- Do this: State only the number of lines that contain the string "document".

▼

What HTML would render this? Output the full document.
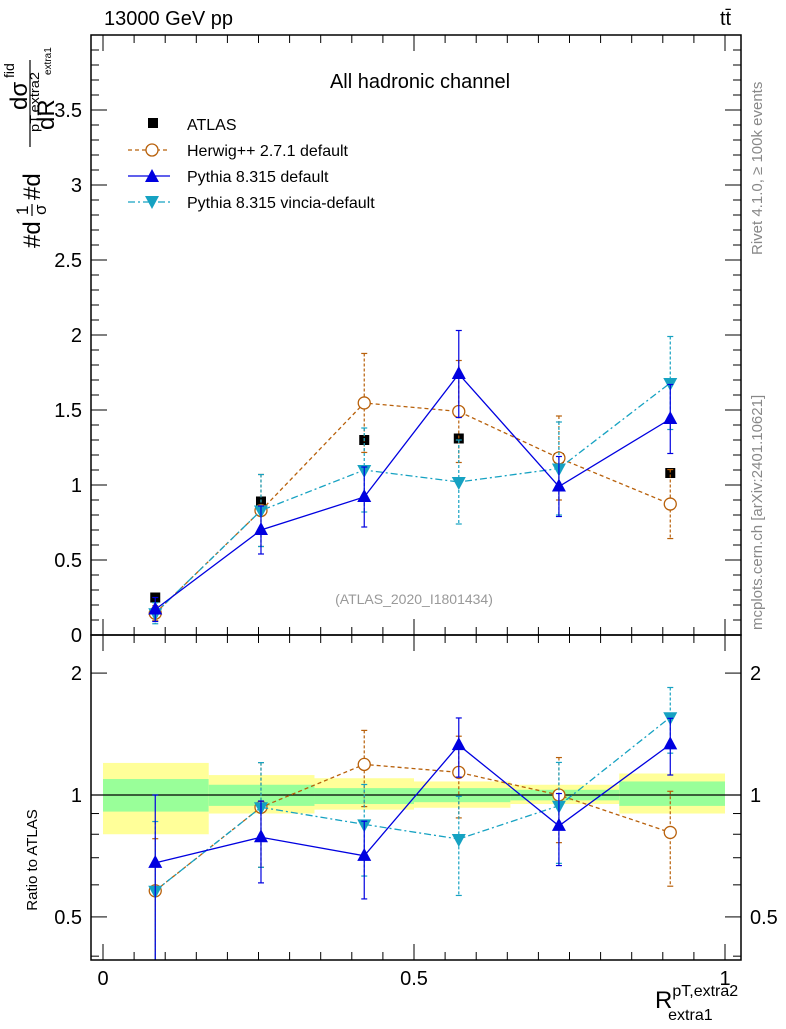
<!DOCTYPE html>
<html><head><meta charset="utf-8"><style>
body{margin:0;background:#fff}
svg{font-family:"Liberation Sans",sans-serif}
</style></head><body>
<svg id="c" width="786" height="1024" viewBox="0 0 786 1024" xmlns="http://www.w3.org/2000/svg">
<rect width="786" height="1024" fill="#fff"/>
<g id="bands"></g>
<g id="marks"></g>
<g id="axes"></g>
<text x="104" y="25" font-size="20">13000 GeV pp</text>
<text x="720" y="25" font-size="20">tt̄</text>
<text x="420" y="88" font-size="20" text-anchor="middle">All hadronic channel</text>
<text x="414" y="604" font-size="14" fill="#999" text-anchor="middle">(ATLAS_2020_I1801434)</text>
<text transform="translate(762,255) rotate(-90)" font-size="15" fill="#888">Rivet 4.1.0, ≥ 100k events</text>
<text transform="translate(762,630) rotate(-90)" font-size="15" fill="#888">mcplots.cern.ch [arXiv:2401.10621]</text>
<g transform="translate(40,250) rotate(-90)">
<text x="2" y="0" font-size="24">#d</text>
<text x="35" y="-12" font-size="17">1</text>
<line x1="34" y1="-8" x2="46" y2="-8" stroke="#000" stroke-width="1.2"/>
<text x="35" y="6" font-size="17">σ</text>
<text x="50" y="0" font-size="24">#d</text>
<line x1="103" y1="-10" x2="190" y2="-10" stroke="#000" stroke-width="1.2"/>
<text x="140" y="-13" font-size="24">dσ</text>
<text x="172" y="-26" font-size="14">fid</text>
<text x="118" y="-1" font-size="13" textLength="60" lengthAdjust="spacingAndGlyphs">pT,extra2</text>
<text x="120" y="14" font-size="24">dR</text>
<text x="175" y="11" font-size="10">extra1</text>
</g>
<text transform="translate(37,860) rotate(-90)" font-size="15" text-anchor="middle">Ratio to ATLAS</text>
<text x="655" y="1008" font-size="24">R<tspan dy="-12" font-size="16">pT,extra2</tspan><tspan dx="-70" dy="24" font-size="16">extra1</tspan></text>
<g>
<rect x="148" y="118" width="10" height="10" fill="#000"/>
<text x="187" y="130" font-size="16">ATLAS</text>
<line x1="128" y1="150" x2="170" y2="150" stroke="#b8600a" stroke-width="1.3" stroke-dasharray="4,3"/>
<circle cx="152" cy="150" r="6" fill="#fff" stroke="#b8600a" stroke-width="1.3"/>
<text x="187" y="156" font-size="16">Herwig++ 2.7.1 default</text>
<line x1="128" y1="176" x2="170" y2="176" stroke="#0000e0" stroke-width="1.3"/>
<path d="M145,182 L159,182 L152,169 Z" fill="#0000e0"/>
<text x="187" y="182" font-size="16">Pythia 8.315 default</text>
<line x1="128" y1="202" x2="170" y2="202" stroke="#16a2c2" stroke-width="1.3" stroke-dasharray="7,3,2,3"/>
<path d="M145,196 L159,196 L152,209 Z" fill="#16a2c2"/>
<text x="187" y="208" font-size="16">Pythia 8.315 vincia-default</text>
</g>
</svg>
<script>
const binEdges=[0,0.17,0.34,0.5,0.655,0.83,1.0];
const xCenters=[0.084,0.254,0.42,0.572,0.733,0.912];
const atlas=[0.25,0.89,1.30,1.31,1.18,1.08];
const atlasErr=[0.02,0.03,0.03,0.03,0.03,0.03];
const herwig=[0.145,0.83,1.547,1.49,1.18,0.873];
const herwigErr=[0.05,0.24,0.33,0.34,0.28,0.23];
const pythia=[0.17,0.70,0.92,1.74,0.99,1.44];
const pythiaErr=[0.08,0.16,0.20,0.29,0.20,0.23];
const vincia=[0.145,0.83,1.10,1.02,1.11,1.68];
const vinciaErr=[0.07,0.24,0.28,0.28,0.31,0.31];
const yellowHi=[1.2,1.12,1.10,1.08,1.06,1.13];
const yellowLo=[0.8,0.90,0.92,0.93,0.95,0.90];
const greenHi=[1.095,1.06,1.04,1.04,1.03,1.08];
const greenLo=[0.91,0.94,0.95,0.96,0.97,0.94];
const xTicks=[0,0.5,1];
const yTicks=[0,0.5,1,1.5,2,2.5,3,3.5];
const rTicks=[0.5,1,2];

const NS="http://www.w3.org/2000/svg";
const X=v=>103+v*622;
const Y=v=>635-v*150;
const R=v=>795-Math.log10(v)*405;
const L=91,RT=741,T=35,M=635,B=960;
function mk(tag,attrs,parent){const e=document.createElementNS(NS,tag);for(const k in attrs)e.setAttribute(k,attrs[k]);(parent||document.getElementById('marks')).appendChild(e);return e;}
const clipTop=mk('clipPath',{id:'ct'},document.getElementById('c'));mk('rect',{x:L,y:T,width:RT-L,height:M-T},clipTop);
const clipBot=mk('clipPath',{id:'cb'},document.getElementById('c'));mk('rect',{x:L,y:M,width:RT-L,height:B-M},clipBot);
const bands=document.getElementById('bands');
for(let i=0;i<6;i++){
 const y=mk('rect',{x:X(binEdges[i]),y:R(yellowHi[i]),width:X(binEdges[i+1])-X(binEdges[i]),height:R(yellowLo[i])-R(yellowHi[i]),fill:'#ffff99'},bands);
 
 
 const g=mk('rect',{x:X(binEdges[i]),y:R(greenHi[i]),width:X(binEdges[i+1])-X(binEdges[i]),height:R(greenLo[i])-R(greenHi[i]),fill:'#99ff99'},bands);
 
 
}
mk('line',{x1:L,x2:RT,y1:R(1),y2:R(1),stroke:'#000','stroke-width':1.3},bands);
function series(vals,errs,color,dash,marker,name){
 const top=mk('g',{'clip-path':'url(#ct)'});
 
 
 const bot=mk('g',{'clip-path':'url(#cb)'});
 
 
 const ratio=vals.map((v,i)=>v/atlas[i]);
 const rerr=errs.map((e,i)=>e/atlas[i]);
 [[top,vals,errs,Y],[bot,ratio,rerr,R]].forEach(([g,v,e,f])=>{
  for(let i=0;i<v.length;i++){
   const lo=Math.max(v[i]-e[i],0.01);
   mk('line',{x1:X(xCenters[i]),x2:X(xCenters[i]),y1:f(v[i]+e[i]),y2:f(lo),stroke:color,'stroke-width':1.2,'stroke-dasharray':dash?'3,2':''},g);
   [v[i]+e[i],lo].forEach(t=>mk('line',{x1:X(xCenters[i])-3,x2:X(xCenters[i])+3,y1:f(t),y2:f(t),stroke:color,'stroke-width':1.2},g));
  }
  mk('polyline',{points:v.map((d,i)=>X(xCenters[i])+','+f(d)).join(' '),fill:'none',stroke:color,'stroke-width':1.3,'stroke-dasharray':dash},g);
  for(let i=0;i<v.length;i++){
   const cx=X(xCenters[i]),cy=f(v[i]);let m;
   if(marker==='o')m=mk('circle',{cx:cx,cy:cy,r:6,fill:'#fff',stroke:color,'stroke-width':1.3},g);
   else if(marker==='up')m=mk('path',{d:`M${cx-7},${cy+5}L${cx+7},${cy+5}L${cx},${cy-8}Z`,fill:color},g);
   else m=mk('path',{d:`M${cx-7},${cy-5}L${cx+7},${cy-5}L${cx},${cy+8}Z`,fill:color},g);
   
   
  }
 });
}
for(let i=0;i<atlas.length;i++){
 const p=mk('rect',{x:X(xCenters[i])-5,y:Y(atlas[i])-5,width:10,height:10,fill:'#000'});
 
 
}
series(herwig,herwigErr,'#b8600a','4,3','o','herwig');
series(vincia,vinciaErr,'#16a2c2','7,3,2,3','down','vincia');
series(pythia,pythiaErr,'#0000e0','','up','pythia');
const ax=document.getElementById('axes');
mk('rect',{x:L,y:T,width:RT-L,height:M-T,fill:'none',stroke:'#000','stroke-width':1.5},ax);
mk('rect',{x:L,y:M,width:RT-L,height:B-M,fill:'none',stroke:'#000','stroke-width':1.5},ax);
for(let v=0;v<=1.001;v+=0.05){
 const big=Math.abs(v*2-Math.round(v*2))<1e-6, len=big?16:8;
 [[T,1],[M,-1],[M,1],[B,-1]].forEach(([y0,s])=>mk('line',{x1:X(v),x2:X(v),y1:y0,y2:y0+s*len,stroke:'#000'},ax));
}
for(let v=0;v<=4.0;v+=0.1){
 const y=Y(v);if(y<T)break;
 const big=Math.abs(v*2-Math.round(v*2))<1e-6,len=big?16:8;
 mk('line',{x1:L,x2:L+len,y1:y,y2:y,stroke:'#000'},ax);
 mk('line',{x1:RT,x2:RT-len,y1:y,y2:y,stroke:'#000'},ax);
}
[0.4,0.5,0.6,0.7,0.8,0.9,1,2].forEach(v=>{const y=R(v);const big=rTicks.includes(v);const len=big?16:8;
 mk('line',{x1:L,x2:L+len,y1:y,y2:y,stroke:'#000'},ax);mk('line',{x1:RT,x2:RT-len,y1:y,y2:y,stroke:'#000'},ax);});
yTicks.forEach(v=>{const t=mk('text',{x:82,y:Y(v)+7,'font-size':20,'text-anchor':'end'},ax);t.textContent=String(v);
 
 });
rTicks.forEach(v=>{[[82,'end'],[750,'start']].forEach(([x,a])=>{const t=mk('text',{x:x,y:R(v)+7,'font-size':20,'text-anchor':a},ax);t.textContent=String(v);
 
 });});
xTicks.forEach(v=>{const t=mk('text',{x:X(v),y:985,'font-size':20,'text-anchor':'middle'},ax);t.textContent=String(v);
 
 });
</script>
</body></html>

▲

- Exercise output: 6